Du coût à l’investissement : changer le regard sur la santé
Investir davantage à tous les niveaux, adopter une culture de l’innovation, mettre à profit les expériences, casser les silos et privilégier une vision globale : les intervenants de la deuxième table ronde de la web-conférence des Assises de l’Avenir ont proposé des pistes pour améliorer l’attractivité de la France et les perspectives de croissance de ses entreprises healthtech.

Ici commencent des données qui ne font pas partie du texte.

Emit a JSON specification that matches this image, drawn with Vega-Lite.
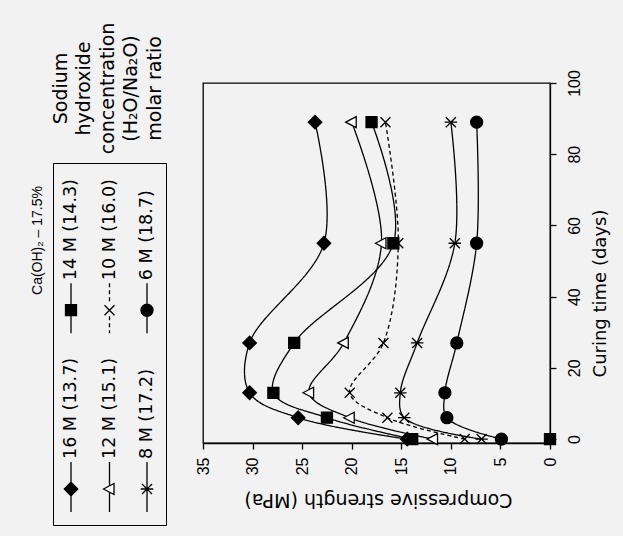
{
  "$schema": "https://vega.github.io/schema/vega-lite/v6.json",
  "width": 347,
  "height": 360,
  "autosize": {"type": "none"},
  "padding": {"left": 203, "top": 83, "right": 73, "bottom": 93},
  "background": "#f2f2f2",
  "config": {
    "view": {"stroke": "black", "strokeWidth": 1.3},
    "axis": {
      "domainColor": "black", "domainWidth": 1.3, "tickColor": "black", "tickWidth": 1.3, "tickSize": 6,
      "labelColor": "black", "titleColor": "black", "grid": false,
      "labelFont": "Liberation Sans", "labelFontSize": 16,
      "titleFont": "DejaVu Sans", "titleFontWeight": "normal"
    }
  },
  "datasets": {
    "curves": [
      {"series": "16 M (13.7)", "time": 0, "strength": 14.4},
      {"series": "16 M (13.7)", "time": 6, "strength": 25.4},
      {"series": "16 M (13.7)", "time": 13, "strength": 30.3},
      {"series": "16 M (13.7)", "time": 27, "strength": 30.3},
      {"series": "16 M (13.7)", "time": 55, "strength": 22.8},
      {"series": "16 M (13.7)", "time": 89, "strength": 23.7},
      {"series": "14 M (14.3)", "time": 0, "strength": 13.9},
      {"series": "14 M (14.3)", "time": 6, "strength": 22.5},
      {"series": "14 M (14.3)", "time": 13, "strength": 27.9},
      {"series": "14 M (14.3)", "time": 27, "strength": 25.8},
      {"series": "14 M (14.3)", "time": 55, "strength": 15.8},
      {"series": "14 M (14.3)", "time": 89, "strength": 18.0},
      {"series": "12 M (15.1)", "time": 0, "strength": 11.8},
      {"series": "12 M (15.1)", "time": 6, "strength": 20.2},
      {"series": "12 M (15.1)", "time": 13, "strength": 24.3},
      {"series": "12 M (15.1)", "time": 27, "strength": 20.8},
      {"series": "12 M (15.1)", "time": 55, "strength": 17.0},
      {"series": "12 M (15.1)", "time": 89, "strength": 20.0},
      {"series": "10 M (16.0)", "time": 0, "strength": 8.6},
      {"series": "10 M (16.0)", "time": 6, "strength": 16.4},
      {"series": "10 M (16.0)", "time": 13, "strength": 20.2},
      {"series": "10 M (16.0)", "time": 27, "strength": 16.8},
      {"series": "10 M (16.0)", "time": 55, "strength": 15.3},
      {"series": "10 M (16.0)", "time": 89, "strength": 16.6},
      {"series": "8 M (17.2)", "time": 0, "strength": 6.9},
      {"series": "8 M (17.2)", "time": 6, "strength": 14.7},
      {"series": "8 M (17.2)", "time": 13, "strength": 15.1},
      {"series": "8 M (17.2)", "time": 27, "strength": 13.4},
      {"series": "8 M (17.2)", "time": 55, "strength": 9.6},
      {"series": "8 M (17.2)", "time": 89, "strength": 10.0},
      {"series": "6 M (18.7)", "time": 0, "strength": 4.9},
      {"series": "6 M (18.7)", "time": 6, "strength": 10.4},
      {"series": "6 M (18.7)", "time": 13, "strength": 10.6},
      {"series": "6 M (18.7)", "time": 27, "strength": 9.4},
      {"series": "6 M (18.7)", "time": 55, "strength": 7.4},
      {"series": "6 M (18.7)", "time": 89, "strength": 7.4}
    ],
    "lone": [
      {"series": "14 M (14.3)", "time": 0, "strength": 0}
    ]
  },
  "layer": [
    {
      "data": {"name": "curves"},
      "mark": {"type": "line", "interpolate": "catmull-rom", "stroke": "black", "strokeWidth": 1.3},
      "encoding": {
        "x": {
          "field": "strength", "type": "quantitative",
          "scale": {"domain": [0, 35], "reverse": true, "nice": false, "zero": false},
          "axis": {
            "orient": "bottom", "values": [0, 5, 10, 15, 20, 25, 30, 35],
            "labelAngle": -90, "labelAlign": "right", "labelBaseline": "middle", "labelPadding": 8,
            "labelFlush": false, "labelOverlap": false,
            "title": "Compressive strength (MPa)", "titleAngle": 180, "titleFontSize": 19,
            "titleX": 175, "titleY": 56, "titleAlign": "center", "titleBaseline": "middle"
          }
        },
        "y": {
          "field": "time", "type": "quantitative",
          "scale": {"domain": [-1.1, 100], "nice": false, "zero": false},
          "axis": {
            "orient": "right", "values": [0, 20, 40, 60, 80, 100],
            "labelAngle": -90, "labelAlign": "center", "labelBaseline": "top", "labelPadding": 10,
            "labelFlush": false, "labelOverlap": false,
            "title": "Curing time (days)", "titleAngle": -90, "titleFontSize": 18,
            "titleX": 50, "titleY": 210, "titleAlign": "center", "titleBaseline": "middle"
          }
        },
        "strokeDash": {
          "field": "series", "type": "nominal",
          "scale": {
            "domain": ["14 M (14.3)", "16 M (13.7)", "10 M (16.0)", "12 M (15.1)", "6 M (18.7)", "8 M (17.2)"],
            "range": [[1, 0], [1, 0], [4, 3], [1, 0], [1, 0], [1, 0]]
          },
          "legend": null
        },
        "order": {"field": "time", "type": "quantitative"}
      }
    },
    {
      "data": {"name": "curves"},
      "mark": {"type": "point", "filled": true, "stroke": "black", "strokeWidth": 1.3, "size": 100, "opacity": 1},
      "encoding": {
        "x": {
          "field": "strength", "type": "quantitative",
          "axis": {
            "orient": "top", "labels": false, "ticks": false, "domain": false,
            "title": ["Sodium", "hydroxide", "concentration", "(H₂O/Na₂O)", "molar ratio"],
            "titleAngle": -90, "titleFontSize": 19, "titleLineHeight": 23.5,
            "titleX": -152, "titleY": 5, "titleAlign": "center", "titleBaseline": "top"
          }
        },
        "y": {
          "field": "time", "type": "quantitative",
          "axis": {
            "orient": "left", "labels": false, "ticks": false, "domain": false,
            "title": "Ca(OH)₂ – 17.5%",
            "titleAngle": -90, "titleFont": "Liberation Sans", "titleFontSize": 14,
            "titleX": -166, "titleY": 157, "titleAlign": "center", "titleBaseline": "middle"
          }
        },
        "shape": {
          "field": "series", "type": "nominal",
          "scale": {
            "domain": ["14 M (14.3)", "16 M (13.7)", "10 M (16.0)", "12 M (15.1)", "6 M (18.7)", "8 M (17.2)"],
            "range": [
              "M-1.1,-1.1H1.1V1.1H-1.1Z",
              "M0,-1.35L1.35,0L0,1.35L-1.35,0Z",
              "M-1,-1L1,1M-1,1L1,-1",
              "M-1.2,0L0.9,-1.1L0.9,1.1Z",
              "M1.2,0A1.2,1.2,0,1,1,-1.2,0A1.2,1.2,0,1,1,1.2,0Z",
              "M-1,-1L1,1M-1,1L1,-1M-1.25,0H1.25"
            ]
          },
          "legend": null
        },
        "fill": {
          "field": "series", "type": "nominal",
          "scale": {
            "domain": ["14 M (14.3)", "16 M (13.7)", "10 M (16.0)", "12 M (15.1)", "6 M (18.7)", "8 M (17.2)"],
            "range": ["black", "black", "transparent", "white", "black", "transparent"]
          },
          "legend": null
        }
      }
    },
    {
      "data": {"name": "curves"},
      "mark": {"type": "point", "filled": true, "stroke": "black", "strokeWidth": 1.3, "size": 100, "opacity": 0},
      "encoding": {
        "x": {"field": "strength", "type": "quantitative", "axis": null},
        "y": {"field": "time", "type": "quantitative", "axis": null},
        "shape": {
          "field": "series", "type": "nominal",
          "scale": {
            "domain": ["14 M (14.3)", "16 M (13.7)", "10 M (16.0)", "12 M (15.1)", "6 M (18.7)", "8 M (17.2)"],
            "range": [
              "M0,-5.4V4.6M-1.1,-1.1H1.1V1.1H-1.1Z",
              "M0,-5.4V4.6M0,-1.35L1.35,0L0,1.35L-1.35,0Z",
              "M0,-5.4V-4.6M0,-4V-3.2M0,-2.6V-1.8M0,1.2V2M0,2.6V3.4M0,4V4.6M-1,-1L1,1M-1,1L1,-1",
              "M0,-5.4V-0.6M0,0.6V4.6M-1.2,0L0.9,-1.1L0.9,1.1Z",
              "M0,-5.4V4.6M1.2,0A1.2,1.2,0,1,1,-1.2,0A1.2,1.2,0,1,1,1.2,0Z",
              "M0,-5.4V4.6M-1,-1L1,1M-1,1L1,-1M-1.25,0H1.25"
            ]
          },
          "legend": {
            "orient": "none", "legendX": -150, "legendY": 80,
            "direction": "vertical", "columns": 3,
            "title": null,
            "strokeColor": "black", "padding": 10,
            "rowPadding": 16, "columnPadding": 19.5,
            "labelFont": "DejaVu Sans", "labelFontSize": 17.5, "labelColor": "black", "labelLimit": 300,
            "symbolSize": 100, "symbolStrokeColor": "black", "symbolStrokeWidth": 1.3, "symbolOpacity": 1,
            "encoding": {
              "symbols": {
                "x": {"value": 8}, "y": {"value": 137},
                "stroke": {"value": "black"}, "strokeWidth": {"value": 1.3}
              },
              "labels": {
                "angle": {"value": -90}, "align": {"value": "left"}, "baseline": {"value": "middle"},
                "x": {"value": 8}, "y": {"value": 107}
              }
            }
          }
        },
        "fill": {
          "field": "series", "type": "nominal",
          "scale": {
            "domain": ["14 M (14.3)", "16 M (13.7)", "10 M (16.0)", "12 M (15.1)", "6 M (18.7)", "8 M (17.2)"],
            "range": ["black", "black", "transparent", "white", "black", "transparent"]
          },
          "legend": {
            "orient": "none", "legendX": -150, "legendY": 80,
            "direction": "vertical", "columns": 3,
            "title": null,
            "strokeColor": "black", "padding": 10,
            "rowPadding": 16, "columnPadding": 19.5,
            "labelFont": "DejaVu Sans", "labelFontSize": 17.5, "labelColor": "black", "labelLimit": 300,
            "symbolSize": 100, "symbolStrokeColor": "black", "symbolStrokeWidth": 1.3, "symbolOpacity": 1,
            "encoding": {
              "symbols": {
                "x": {"value": 8}, "y": {"value": 137},
                "stroke": {"value": "black"}, "strokeWidth": {"value": 1.3}
              },
              "labels": {
                "angle": {"value": -90}, "align": {"value": "left"}, "baseline": {"value": "middle"},
                "x": {"value": 8}, "y": {"value": 107}
              }
            }
          }
        }
      }
    },
    {
      "data": {"name": "lone"},
      "mark": {"type": "point", "filled": true, "fill": "black", "stroke": "black", "strokeWidth": 1.3, "size": 100, "opacity": 1, "shape": "M-1.1,-1.1H1.1V1.1H-1.1Z"},
      "encoding": {
        "x": {"field": "strength", "type": "quantitative", "axis": null},
        "y": {"field": "time", "type": "quantitative", "axis": null}
      }
    }
  ],
  "resolve": {
    "scale": {"shape": "independent", "fill": "independent"},
    "axis": {"x": "independent", "y": "independent"}
  }
}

Investir dans l’industrie de la santé plutôt que la considérer comme un coût : un renversement de vision pour lequel Didier Veron milite depuis toujours. Intervenant lors de la 2e table ronde de la web-conférence des Assises de l’Avenir, co-organisée par Pharmaceutiques et le cabinet de conseil Asterès, le président du G5 Santé dénonce la « vision comptable » qui a prévalu jusqu’alors, et le niveau de régulation sur les prix qui impacte selon lui la compétitivité des entreprises françaises. Il plaide pour une « augmentation massive » de l’enveloppe des produits de santé dans le cadre de l’Ondam, lequel doit devenir pluriannuel. Une politique interministérielle est nécessaire, englobant notamment les efforts de recherche. « Tous les industriels ont besoin de travailler avec la recherche publique : l’Etat doit y mettre les moyens », insiste Didier Veron. L’agence européenne HERA, inspirée de la BARDA américaine, constitue l’une des réponses à cet enjeu, mais « elle doit être mise en œuvre rapidement, avec des moyens financiers massifs ».
Le défi du financement de la croissance
Côté dispositifs médicaux, « le secteur souffre d’une absence de grande stratégie nationale, regrette Sacha Loiseau, président et fondateur de Mauna Kea Technologies et vice-président de MedTech in France. Contrairement par exemple à la Défense, l’Etat n’est pas un grand donneur d’ordre dans ce domaine, et nos entreprises ne peuvent pas s’appuyer sur la demande publique. » Les difficultés d’accès au marché français contraignent les entreprises à s’internationaliser très tôt, ce qui demande beaucoup de capitaux… difficiles à trouver en France ! « Le système, aujourd’hui peu favorable à l’acceptation de l’innovation, doit être prêt à prendre des risques mesurés, non pas sur la santé des patients mais au plan financier, des risques qui peuvent être partagés. »
La France a fait de grands progrès sur la création et le financement d’amorçage. Aujourd’hui « 95 % du tissu français des medtechs est constitué de TPE ! » relève Pierre Moustial, associé-fondateur de Lauxera Capital Partners. Selon lui, les investisseurs sont extrêmement frileux vis-à-vis du financement de la croissance et du capital-développement, une étape où l’EBITDA est encore négatif. « Nous n’avons pas en France de fonds réellement spécialisés dans la croissance des medtech, on en compte peut-être cinq en Europe alors qu’il y aurait de la place pour 50 ! ». Toute entreprise du secteur ayant des ambitions mondiales se doit de viser le marché américain, « qui représente 80 % du marché mondial », or « nous manquons de dirigeants ayant cette expérience outre-Atlantique ».
Intégrer les innovations dans l’écosystème
Dans le champ de la santé numérique, le problème vient du « manque de vision globale des donneurs d’ordres sur l’ensemble de la chaîne de valeur », déplore Chahra Louafi, directrice du Fonds d’investissement Patient Autonome de Bpifrance. La vision de l’évaluation peut aussi diverger. « Il faut assez tôt pouvoir dé-siloter, créer un maillage entre les entrepreneurs et leurs clients, et adresser le marché avec une proposition de valeur forte. » Une difficulté est que les investisseurs rechignent à « défricher » et préfèrent reproduire des schémas et s’appuyer sur des référentiels déjà éprouvés ; or les perspectives de remboursement des outils numériques en santé sont encore extrêmement floues. Ces innovations ne doivent pas être considérées isolément de leur environnement, notamment hospitalier, mais au contraire être intégrées.
Cette vision globale peut exister au niveau des territoires. « Nous portons un double regard sur la santé, avec la dimension innovation et la dimension préservation des déterminants de santé », souligne Carole Doucet, cheffe du service santé et silver économie du Conseil régional de Nouvelle-Aquitaine. Et pour attirer les entreprises de santé, les régions doivent leur offrir le meilleur écosystème pour s’épanouir.